Supporters for Milosevic demonstrated outside the Hague court building. They called the prosecution a “lynching,'' news agencies said.

For his defenders, it is an exercise in Western hypocrisy.

Supporters of Milosevic accuse the West of turning on him as a scapegoat after using him as a “peacemaker'' in the mid-1990s and his legal advisers say he will name international figures who were “involved in the Yugoslav crisis'' such as former U.S. President Bill Clinton and British Prime Minister Tony Blair, news agencies said.

The Kosovo indictment, issued in 1999, accuses him of responsibility, along with four other senior Serbs still at large, for the murder of 900 Kosovo Albanians and expulsion of 800,000 civilians from their homes.

The Croatia indictment, which came last year, accuses him of responsibility for the deaths of hundreds of Croats and other non-Serbs between August 1991-92 and the deportation of 170,000.

Also last year Milosevic was accused of responsibility in Bosnia for the Srebrenica massacre of several thousand Bosnian Muslim men and boys, the siege of Sarajevo and the deportation or imprisonment of over a quarter of a million.

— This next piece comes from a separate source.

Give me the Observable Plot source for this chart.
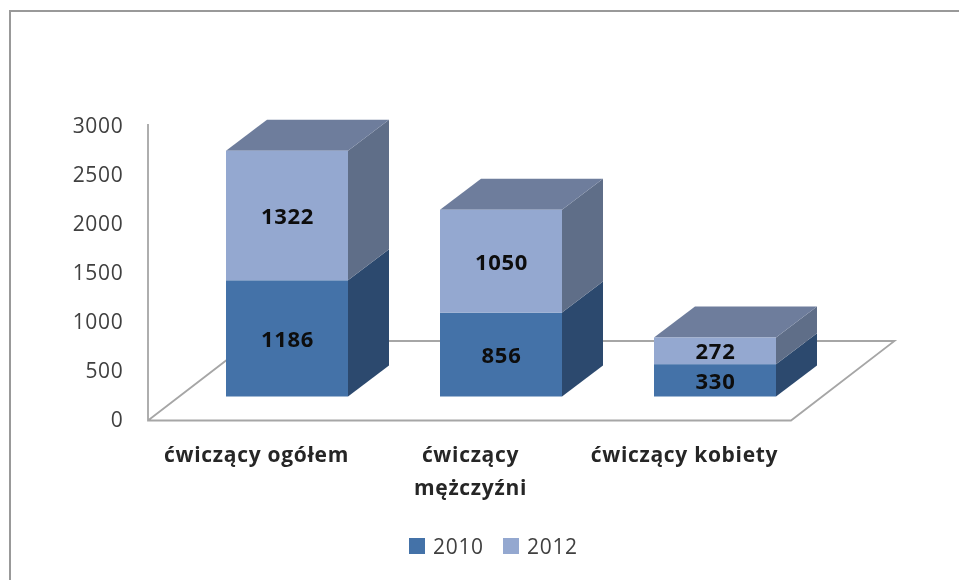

Bosnian women, survivors of the 1995 massacre of up to 8,000 Muslims

About 8,000 Muslim men were killed in Srebrenica in Bosnia

However, one of his legal advisers said he expected Milosevic to make a statement.

"He is not recognizing the court but... he is going to have his statement or preliminary words," said Belgrade lawyer Dragoslav Ognjanovic told BBC, who met the former president for three hours on Monday.

The former president faces a total of 66 counts of crimes against humanity, violating the laws and regulations of war, and genocide.

If found guilty, he could face life imprisonment.